O endividamento também se dá por empresas terceiras, mas que fazem parte do ecossistema do trabalho por aplicativo, como serviços de aluguel de motocicletas, bicicletas e carros. Segundo o relatório do Fairwork, trabalhadores relataram começar o dia de trabalho já com saldo negativo por conta do aluguel. “Essas empresas de aluguel são entidades independentes, mas, ao mesmo tempo, parceiras das plataformas ao autorizarem o débito na conta do profissional”, destaca o relatório. 

Karaokê e amizade em meio à precarização

No fim de maio, o presidente do iFood, Diego Barreto, recebeu um convidado ilustre para um jantar em sua casa em São Paulo: Luís Roberto Barroso, ministro do STF. Um vídeo dos dois cantando abraçados ganhou as redes sociais e provocou a ira da categoria de trabalhadores. 

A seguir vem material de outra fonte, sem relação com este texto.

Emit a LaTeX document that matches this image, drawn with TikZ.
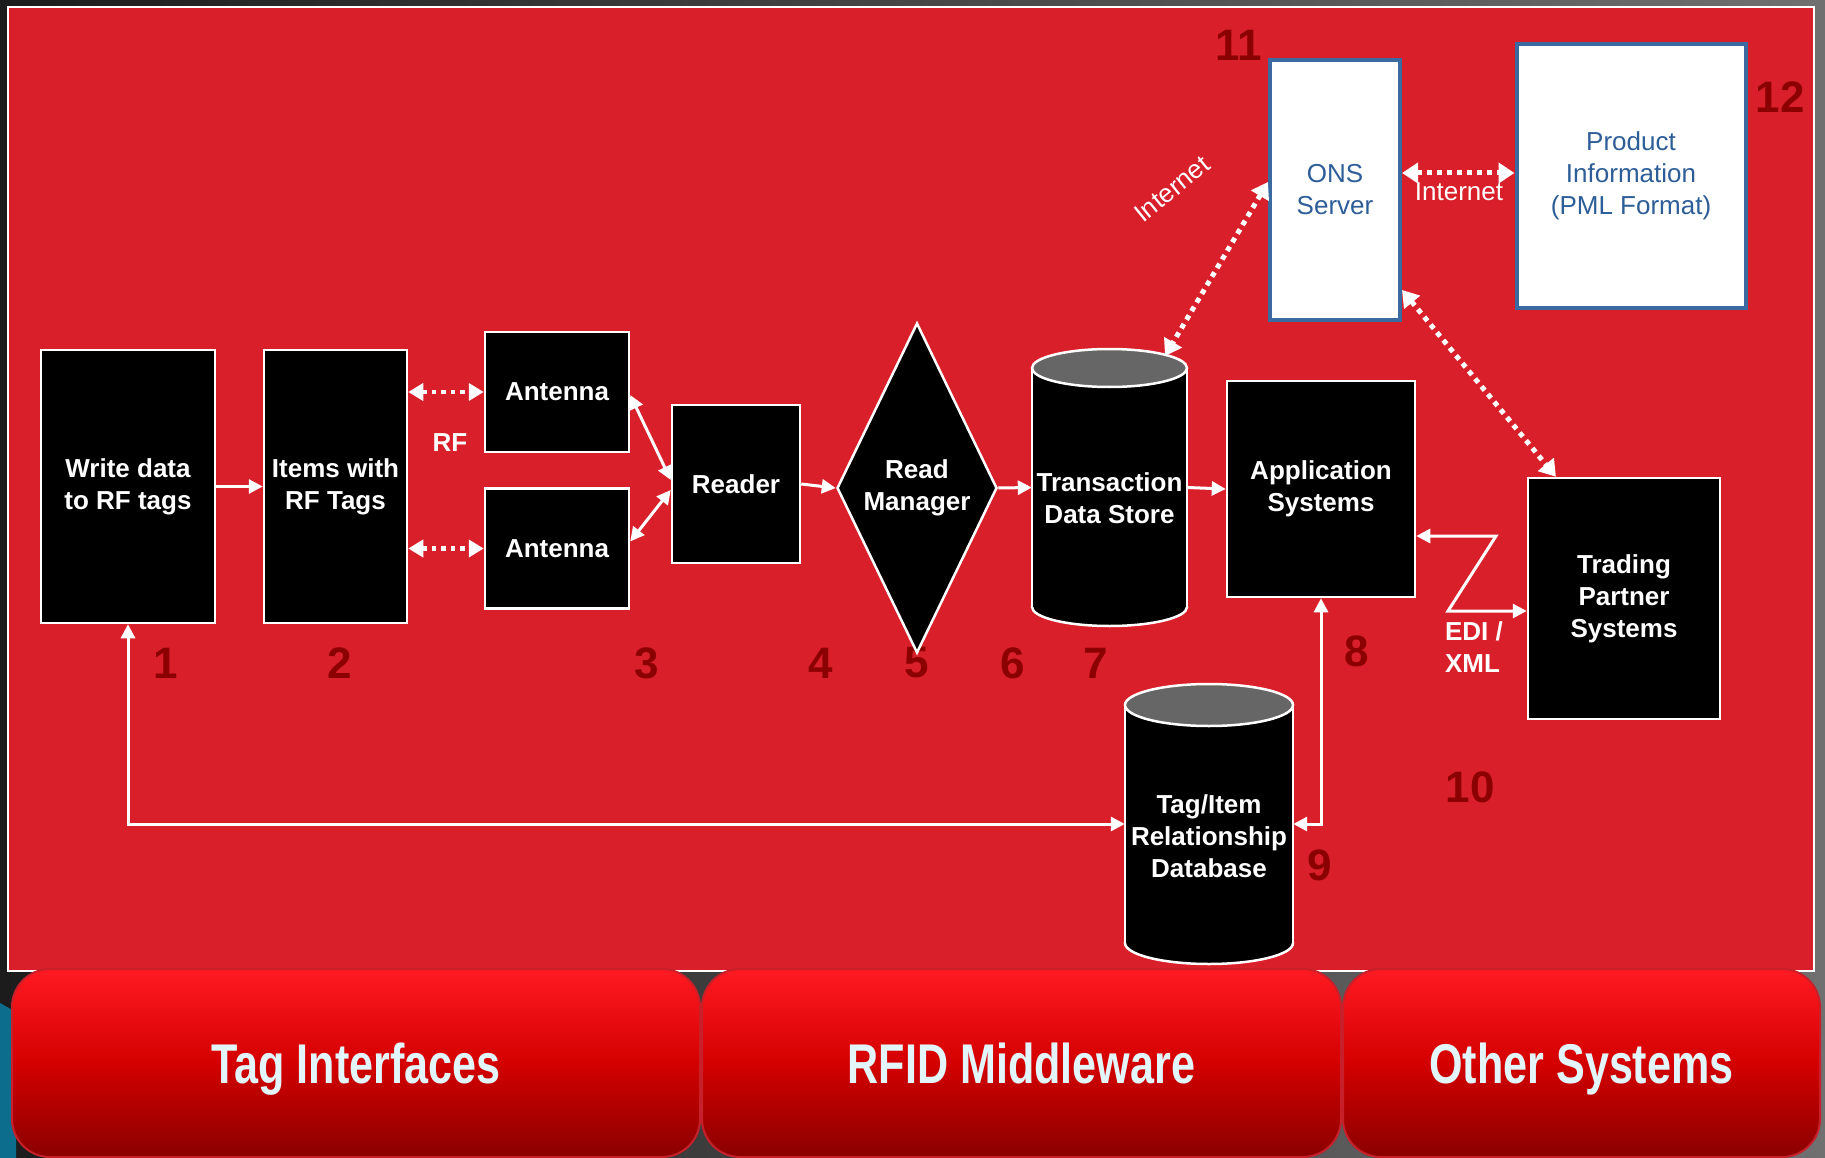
\documentclass[tikz,border=0pt]{standalone}
\usepackage{fontspec}
\setmainfont{Liberation Sans}
\newfontfamily\bandfont[FakeStretch=0.77]{Liberation Sans}
\usetikzlibrary{arrows.meta,calc,shapes.geometric}

\definecolor{bgL}{RGB}{28,28,28}
\definecolor{bgR}{RGB}{112,112,112}
\definecolor{bgTeal}{RGB}{12,110,140}
\definecolor{panelred}{RGB}{217,31,41}
\definecolor{numred}{RGB}{139,0,0}
\definecolor{onsblue}{RGB}{59,106,160}
\definecolor{onstext}{RGB}{46,94,152}
\definecolor{dbtop}{RGB}{102,102,102}
\definecolor{bandtop}{RGB}{255,26,34}
\definecolor{bandmid}{RGB}{212,0,0}
\definecolor{bandbot}{RGB}{138,0,0}
\definecolor{bandedge}{RGB}{200,32,42}
\definecolor{bandtext}{RGB}{226,245,250}

% database drum: centre x, top y, bottom y, x radius, y radius
\newcommand\cylbody[5]{%
  \filldraw[fill=black,draw=white,line width=2.5pt] (#1,#3-#5) ellipse [x radius=#4pt, y radius=#5pt];
  \fill[black] (#1-#4,#2+#5) rectangle (#1+#4,#3-#5);
  \draw[white,line width=2.5pt] (#1-#4,#2+#5) -- (#1-#4,#3-#5) (#1+#4,#2+#5) -- (#1+#4,#3-#5);
  \filldraw[fill=dbtop,draw=white,line width=2.5pt] (#1,#2+#5) ellipse [x radius=#4pt, y radius=#5pt];
}

\begin{document}
\begin{tikzpicture}[x=1pt,y=-1pt,
  box/.style={draw=white, line width=2.5pt, fill=black, text=white,
    font=\bfseries\fontsize{26}{32}\selectfont, align=center, inner sep=0pt},
  lbl/.style={text=white, font=\bfseries\fontsize{26}{32}\selectfont, align=center, inner sep=0pt},
  weblbl/.style={text=white, font=\fontsize{26}{32}\selectfont, inner sep=0pt},
  webbox/.style={draw=onsblue, line width=4pt, fill=white, text=onstext,
    font=\fontsize{26}{32}\selectfont, align=center, inner sep=0pt},
  num/.style={text=numred, font=\bfseries\fontsize{44}{44}\selectfont, inner sep=0pt},
  band/.style={draw=bandedge, line width=2pt, rounded corners=38pt,
    top color=bandtop, bottom color=bandbot, middle color=bandmid,
    text=bandtext, font=\bandfont\bfseries\fontsize{56}{60}\selectfont,
    inner sep=0pt, text height=40pt, text depth=0pt},
  arr/.style={draw=white, line width=3pt, -{Triangle[length=14pt,width=14pt]}},
  biarr/.style={draw=white, line width=3pt,
    {Triangle[length=14pt,width=14pt]}-{Triangle[length=14pt,width=14pt]}},
  dotS/.style={draw=white, line width=4.5pt, dash pattern=on 4.5pt off 5pt,
    {Triangle[length=15pt,width=17pt]}-{Triangle[length=15pt,width=17pt]}},
  dotL/.style={draw=white, line width=5pt, dash pattern=on 5pt off 5pt,
    {Triangle[length=16pt,width=20pt]}-{Triangle[length=16pt,width=20pt]}}
]
\useasboundingbox (0,0) rectangle (1825,1158);

% backdrop and main panel
\shade[left color=bgL, right color=bgR] (0,0) rectangle (1825,1158);
\fill[bgTeal] (0,1003) -- (16,1012) -- (16,1158) -- (0,1158) -- cycle;
\filldraw[fill=panelred, draw=white, line width=2pt] (8,7) rectangle (1814,971);

% step numbers
\node[num] (n1) at (166,663) {1};
\node[num] (n2) at (340,663) {2};
\node[num] (n3) at (647,663) {3};
\node[num] (n4) at (821,663) {4};
\node[num] (n5) at (917,663) {5};
\node[num] (n6) at (1013,663) {6};
\node[num] (n7) at (1096,663) {7};
\node[num] (n8) at (1357,651) {8};
\node[num] (n9) at (1320,865) {9};
\node[num] (n10) at (1470,787) {10};
\node[num] (n11) at (1239,45) {11};
\node[num] (n12) at (1780,97) {12};

% tag side
\node[box, minimum width=174pt, minimum height=273pt] (write) at (128,486.5) {Write data\\to RF tags};
\node[box, minimum width=143pt, minimum height=273pt] (items) at (335.5,486.5) {Items with\\RF Tags};
\node[box, minimum width=144pt, minimum height=120pt] (ant1) at (557,392) {Antenna};
\node[box, minimum width=144pt, minimum height=120pt] (ant2) at (557,548.5) {Antenna};
\node[box, minimum width=128pt, minimum height=158pt] (reader) at (736,484) {Reader};
\node[box, diamond, aspect=0.485, minimum width=160pt, minimum height=330pt] (rm) at (917,488) {Read\\Manager};

% middleware stores
\cylbody{1109.5}{349}{626}{77.5}{19}
\node[minimum width=155pt, minimum height=277pt, inner sep=0pt] (tds) at (1109.5,487.5) {};
\node[lbl] (tdsText) at (1109.5,498) {Transaction\\Data Store};
\node[box, minimum width=188pt, minimum height=216pt] (app) at (1321,489) {Application\\Systems};
\node[box, minimum width=192pt, minimum height=241pt] (trading) at (1624,598.5) {Trading\\Partner\\Systems};
\cylbody{1209}{684}{964}{84}{21}
\node[minimum width=168pt, minimum height=280pt, inner sep=0pt] (db) at (1209,824) {};
\node[lbl] (dbText) at (1209,836) {Tag/Item\\Relationship\\Database};

% internet services
\node[webbox, minimum width=130pt, minimum height=260pt] (ons) at (1335,190) {ONS\\Server};
\node[webbox, minimum width=229pt, minimum height=264pt] (prod) at (1631,176) {Product\\Information\\(PML Format)};

% labels
\node[lbl] (rf) at (450,443) {RF};
\node[lbl, align=left] (edi) at (1474,647) {EDI /\\XML};
\node[weblbl] (inetB) at (1459,192) {Internet};
\node[weblbl, rotate=39] (inetA) at (1172,189) {Internet};

% connectors
\coordinate (zA) at (1496,536);
\coordinate (zB) at (1448,611);
\coordinate (zP) at (1460,173);
\coordinate (tdsTop) at (1165,356);
\draw[arr] (write.east) -- (items.west);
\draw[dotS] (items.east |- ant1.west) -- (ant1.west);
\draw[dotS] (items.east |- ant2.west) -- (ant2.west);
\draw[biarr] ([yshift=-3pt]ant1.east) -- ([yshift=4pt]reader.west);
\draw[biarr] ([yshift=7pt]ant2.east) -- ([yshift=-6pt]reader.west);
\draw[arr] (reader.east) -- (rm.west);
\draw[arr] (rm.east) -- (tds.west);
\draw[arr] (tds.east) -- (app.west);
\draw[biarr] (app.south) |- (db.east);
\draw[biarr] (write.south) |- (db.west);
\draw[biarr] (app.east |- zA) -- (zA) -- (zB) -- (trading.west |- zB);
\draw[dotL] ([yshift=8pt]ons.west) -- (tdsTop);
\draw[dotL] (ons.east |- zP) -- (prod.west |- zP);
\draw[dotL] ([yshift=-100pt]ons.east) -- ($(trading.north west)!0.15!(trading.north east)$);

% layer bands
\node[band, minimum width=688pt, minimum height=188pt] (bandTag) at (356,1063) {Tag Interfaces};
\node[band, minimum width=639pt, minimum height=188pt] (bandMid) at (1021.5,1063) {RFID Middleware};
\node[band, minimum width=477pt, minimum height=188pt] (bandOther) at (1581.5,1063) {Other Systems};
\end{tikzpicture}
\end{document}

O iFood é, como as outras empresas de aplicativo, diretamente interessado em ações trabalhistas, inclusive uma de repercussão geral, que tramitam na Suprema Corte e versam sobre o vínculo entre os aplicativos e os trabalhadores. 

Poucas semanas após o jantar, Barroso disse em entrevista à Folha de S.Paulo que o excesso de proteção “desprotege o trabalhador” e que empresas como Uber e iFood demandam novas formas de proteção social. 

Segundo o Fairwork, essas ações se inserem em um contexto mais amplo de “ativismo judicial anti-trabalhador” do STF, que se caracteriza pelo reconhecimento da prevalência de contratos civis ou comerciais firmados entre trabalhadores e entregadores, ainda que haja claros elementos de uma relação de emprego.